• **SHORT PROBLEM**
Starting at the first line of the data, print each line verbatim up to and including the line bearing "N_BINS = [30, 30, 30, 40, 40, 40]", omitting pictures.

_ _ _ _

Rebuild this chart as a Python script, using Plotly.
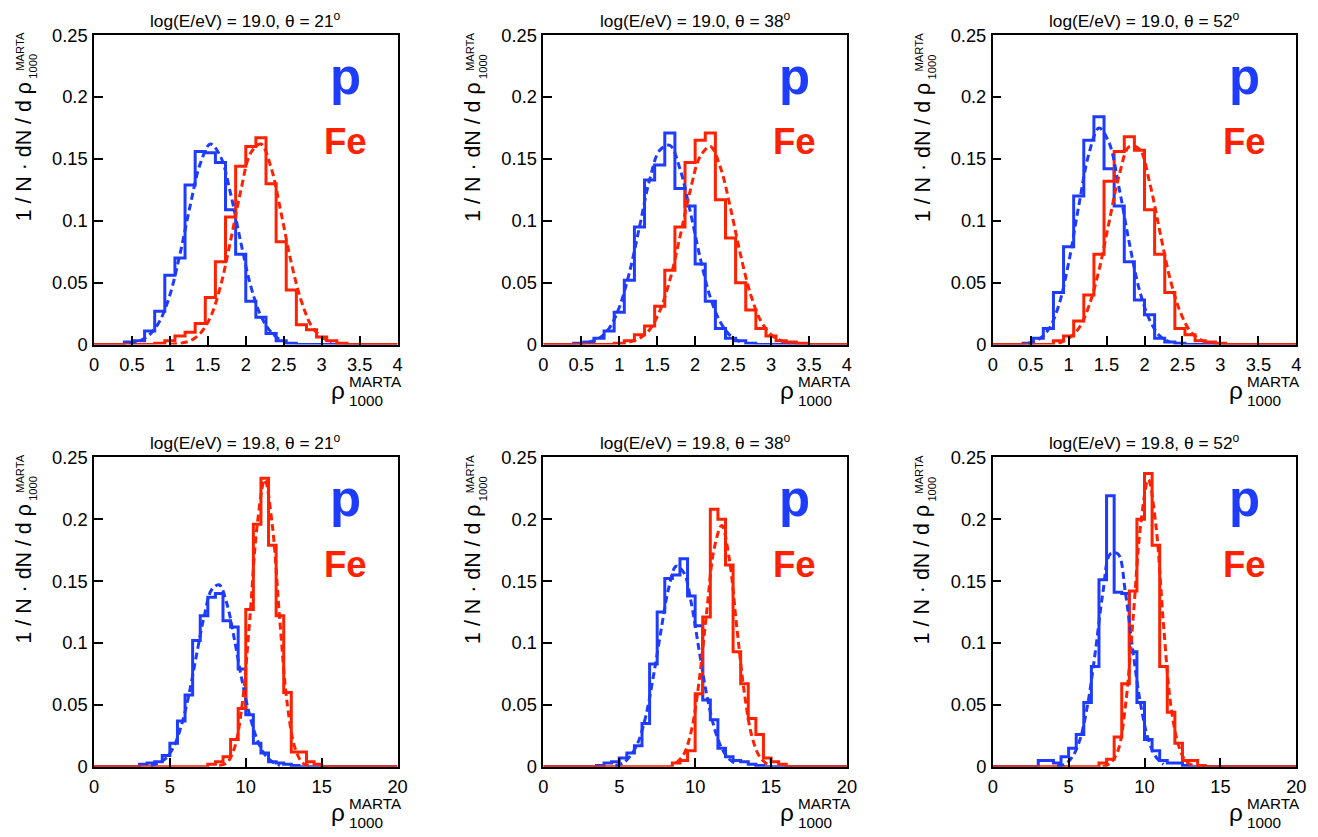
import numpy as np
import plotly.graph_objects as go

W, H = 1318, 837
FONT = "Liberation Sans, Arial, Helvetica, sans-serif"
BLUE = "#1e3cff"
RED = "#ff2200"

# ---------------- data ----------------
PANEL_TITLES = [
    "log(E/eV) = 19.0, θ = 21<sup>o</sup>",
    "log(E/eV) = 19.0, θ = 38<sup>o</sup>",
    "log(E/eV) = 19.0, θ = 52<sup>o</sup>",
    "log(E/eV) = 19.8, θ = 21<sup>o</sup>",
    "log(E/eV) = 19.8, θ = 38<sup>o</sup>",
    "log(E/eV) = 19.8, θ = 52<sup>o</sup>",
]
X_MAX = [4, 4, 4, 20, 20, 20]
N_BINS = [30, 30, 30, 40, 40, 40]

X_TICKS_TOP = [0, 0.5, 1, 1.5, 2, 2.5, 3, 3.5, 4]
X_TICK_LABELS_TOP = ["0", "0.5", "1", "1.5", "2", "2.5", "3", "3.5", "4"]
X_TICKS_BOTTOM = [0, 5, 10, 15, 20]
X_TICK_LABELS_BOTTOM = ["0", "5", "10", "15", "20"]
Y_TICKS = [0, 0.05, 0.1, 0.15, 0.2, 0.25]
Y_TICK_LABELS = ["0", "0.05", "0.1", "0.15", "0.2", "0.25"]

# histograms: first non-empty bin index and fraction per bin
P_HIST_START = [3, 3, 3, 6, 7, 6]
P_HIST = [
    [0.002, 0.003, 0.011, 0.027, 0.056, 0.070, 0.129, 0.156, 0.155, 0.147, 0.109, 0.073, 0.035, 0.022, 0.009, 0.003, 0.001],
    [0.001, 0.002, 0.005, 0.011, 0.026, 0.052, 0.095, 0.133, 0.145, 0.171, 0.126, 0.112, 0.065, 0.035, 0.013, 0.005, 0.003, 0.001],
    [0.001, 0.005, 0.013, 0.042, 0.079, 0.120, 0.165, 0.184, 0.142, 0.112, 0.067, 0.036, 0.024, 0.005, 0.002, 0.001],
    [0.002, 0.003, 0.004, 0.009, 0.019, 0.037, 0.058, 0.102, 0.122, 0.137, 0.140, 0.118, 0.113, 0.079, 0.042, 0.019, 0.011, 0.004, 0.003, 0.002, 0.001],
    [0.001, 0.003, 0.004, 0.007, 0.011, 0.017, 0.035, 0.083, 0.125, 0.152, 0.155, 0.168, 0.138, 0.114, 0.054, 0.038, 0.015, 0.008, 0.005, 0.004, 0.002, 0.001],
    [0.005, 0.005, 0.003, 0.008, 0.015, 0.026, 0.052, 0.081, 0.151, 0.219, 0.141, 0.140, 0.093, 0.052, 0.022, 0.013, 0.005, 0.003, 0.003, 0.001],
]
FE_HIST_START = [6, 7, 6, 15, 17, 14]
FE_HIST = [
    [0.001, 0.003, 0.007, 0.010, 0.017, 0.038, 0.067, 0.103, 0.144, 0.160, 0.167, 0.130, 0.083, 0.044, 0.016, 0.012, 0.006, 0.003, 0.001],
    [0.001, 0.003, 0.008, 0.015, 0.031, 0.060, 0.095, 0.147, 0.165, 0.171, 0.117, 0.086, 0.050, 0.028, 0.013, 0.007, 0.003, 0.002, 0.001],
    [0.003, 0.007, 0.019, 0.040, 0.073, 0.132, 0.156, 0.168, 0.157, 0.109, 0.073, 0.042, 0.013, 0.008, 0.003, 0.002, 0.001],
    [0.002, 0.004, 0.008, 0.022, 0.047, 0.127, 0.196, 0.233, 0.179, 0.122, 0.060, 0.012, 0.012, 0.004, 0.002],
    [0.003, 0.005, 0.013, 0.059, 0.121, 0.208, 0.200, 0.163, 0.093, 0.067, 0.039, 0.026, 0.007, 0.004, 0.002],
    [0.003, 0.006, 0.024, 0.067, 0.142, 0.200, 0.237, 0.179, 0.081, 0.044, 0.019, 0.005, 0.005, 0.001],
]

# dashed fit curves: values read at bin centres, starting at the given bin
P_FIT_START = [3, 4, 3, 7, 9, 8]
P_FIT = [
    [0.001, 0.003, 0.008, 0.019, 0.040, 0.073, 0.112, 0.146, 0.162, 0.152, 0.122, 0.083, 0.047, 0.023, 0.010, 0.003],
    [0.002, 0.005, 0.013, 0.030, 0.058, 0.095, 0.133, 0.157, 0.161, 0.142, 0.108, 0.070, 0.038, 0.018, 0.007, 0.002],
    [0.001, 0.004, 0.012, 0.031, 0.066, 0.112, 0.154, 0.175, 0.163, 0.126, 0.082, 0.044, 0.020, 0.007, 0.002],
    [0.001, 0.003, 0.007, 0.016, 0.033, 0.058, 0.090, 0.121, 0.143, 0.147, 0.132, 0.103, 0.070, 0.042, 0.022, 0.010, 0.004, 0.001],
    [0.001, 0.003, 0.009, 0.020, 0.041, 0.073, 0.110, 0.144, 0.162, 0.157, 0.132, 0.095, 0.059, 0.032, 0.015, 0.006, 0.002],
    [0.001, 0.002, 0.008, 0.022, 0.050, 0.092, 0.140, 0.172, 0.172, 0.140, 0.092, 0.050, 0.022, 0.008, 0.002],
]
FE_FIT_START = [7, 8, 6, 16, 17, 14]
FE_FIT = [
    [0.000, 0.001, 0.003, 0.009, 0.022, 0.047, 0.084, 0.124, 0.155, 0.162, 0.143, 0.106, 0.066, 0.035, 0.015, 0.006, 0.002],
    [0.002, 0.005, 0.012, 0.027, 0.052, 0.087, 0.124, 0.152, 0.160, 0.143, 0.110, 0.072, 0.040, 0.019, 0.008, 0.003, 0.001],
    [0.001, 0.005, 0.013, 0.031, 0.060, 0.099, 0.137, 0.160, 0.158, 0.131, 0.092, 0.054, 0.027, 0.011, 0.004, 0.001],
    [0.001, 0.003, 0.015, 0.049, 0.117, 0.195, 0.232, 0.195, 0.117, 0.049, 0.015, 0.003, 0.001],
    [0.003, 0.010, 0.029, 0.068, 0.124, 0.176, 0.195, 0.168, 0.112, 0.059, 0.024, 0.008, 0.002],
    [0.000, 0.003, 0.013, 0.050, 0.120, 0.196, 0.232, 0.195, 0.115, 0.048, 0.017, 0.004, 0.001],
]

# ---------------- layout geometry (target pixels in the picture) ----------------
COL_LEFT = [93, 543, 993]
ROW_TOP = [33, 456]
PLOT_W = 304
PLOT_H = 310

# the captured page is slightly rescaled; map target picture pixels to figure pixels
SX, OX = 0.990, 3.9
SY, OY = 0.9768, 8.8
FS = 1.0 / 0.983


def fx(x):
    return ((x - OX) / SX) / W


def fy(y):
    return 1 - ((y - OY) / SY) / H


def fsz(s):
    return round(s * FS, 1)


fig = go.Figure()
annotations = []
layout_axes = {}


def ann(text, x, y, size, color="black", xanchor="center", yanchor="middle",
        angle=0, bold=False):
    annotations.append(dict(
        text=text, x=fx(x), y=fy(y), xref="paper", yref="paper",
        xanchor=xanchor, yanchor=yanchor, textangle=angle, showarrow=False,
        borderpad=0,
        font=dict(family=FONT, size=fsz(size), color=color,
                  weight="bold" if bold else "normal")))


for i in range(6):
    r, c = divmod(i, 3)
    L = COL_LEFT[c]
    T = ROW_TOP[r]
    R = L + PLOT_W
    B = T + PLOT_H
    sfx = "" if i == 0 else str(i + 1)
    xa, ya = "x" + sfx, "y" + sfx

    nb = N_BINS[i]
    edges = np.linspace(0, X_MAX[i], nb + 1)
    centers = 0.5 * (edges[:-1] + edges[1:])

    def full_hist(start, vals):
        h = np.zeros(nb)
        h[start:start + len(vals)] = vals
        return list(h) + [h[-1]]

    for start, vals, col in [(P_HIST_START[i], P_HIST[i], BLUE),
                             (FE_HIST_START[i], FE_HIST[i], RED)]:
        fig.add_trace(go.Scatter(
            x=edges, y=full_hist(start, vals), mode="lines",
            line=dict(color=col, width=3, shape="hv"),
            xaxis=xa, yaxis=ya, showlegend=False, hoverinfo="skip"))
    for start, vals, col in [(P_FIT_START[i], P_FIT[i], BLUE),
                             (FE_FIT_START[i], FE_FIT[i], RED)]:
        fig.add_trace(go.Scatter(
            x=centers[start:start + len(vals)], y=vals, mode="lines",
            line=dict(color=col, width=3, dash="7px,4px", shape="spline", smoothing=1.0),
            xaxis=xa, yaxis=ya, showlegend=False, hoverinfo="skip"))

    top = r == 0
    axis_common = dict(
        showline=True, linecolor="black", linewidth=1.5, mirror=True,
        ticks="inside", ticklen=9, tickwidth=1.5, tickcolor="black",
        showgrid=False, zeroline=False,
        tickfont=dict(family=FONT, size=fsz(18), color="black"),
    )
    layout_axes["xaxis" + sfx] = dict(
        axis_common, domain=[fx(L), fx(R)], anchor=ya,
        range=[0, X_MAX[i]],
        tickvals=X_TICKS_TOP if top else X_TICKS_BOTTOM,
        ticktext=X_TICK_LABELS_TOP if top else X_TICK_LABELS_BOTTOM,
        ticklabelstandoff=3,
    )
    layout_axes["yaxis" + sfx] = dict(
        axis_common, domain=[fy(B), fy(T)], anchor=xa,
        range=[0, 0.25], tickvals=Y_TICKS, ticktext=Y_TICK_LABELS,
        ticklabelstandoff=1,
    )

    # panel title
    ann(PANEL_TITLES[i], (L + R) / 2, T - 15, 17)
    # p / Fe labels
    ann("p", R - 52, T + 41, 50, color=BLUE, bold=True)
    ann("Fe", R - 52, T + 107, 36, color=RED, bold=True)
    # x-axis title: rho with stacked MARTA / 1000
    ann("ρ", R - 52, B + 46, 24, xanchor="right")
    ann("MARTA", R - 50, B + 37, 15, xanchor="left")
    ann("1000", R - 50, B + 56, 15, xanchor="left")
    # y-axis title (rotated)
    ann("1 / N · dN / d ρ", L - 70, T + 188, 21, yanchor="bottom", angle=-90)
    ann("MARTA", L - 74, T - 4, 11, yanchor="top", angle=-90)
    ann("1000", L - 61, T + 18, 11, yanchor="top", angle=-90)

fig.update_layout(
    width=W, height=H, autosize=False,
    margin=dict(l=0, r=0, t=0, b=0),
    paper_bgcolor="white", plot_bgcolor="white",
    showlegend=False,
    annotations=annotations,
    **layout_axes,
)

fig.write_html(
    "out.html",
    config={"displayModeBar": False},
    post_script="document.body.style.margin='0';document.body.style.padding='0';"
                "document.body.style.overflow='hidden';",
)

_ _ _ _

• **ANSWER FOR THE TASK**
Rebuild this chart as a Python script, using Plotly.
import numpy as np
import plotly.graph_objects as go

W, H = 1318, 837
FONT = "Liberation Sans, Arial, Helvetica, sans-serif"
BLUE = "#1e3cff"
RED = "#ff2200"

# ---------------- data ----------------
PANEL_TITLES = [
    "log(E/eV) = 19.0, θ = 21<sup>o</sup>",
    "log(E/eV) = 19.0, θ = 38<sup>o</sup>",
    "log(E/eV) = 19.0, θ = 52<sup>o</sup>",
    "log(E/eV) = 19.8, θ = 21<sup>o</sup>",
    "log(E/eV) = 19.8, θ = 38<sup>o</sup>",
    "log(E/eV) = 19.8, θ = 52<sup>o</sup>",
]
X_MAX = [4, 4, 4, 20, 20, 20]
N_BINS = [30, 30, 30, 40, 40, 40]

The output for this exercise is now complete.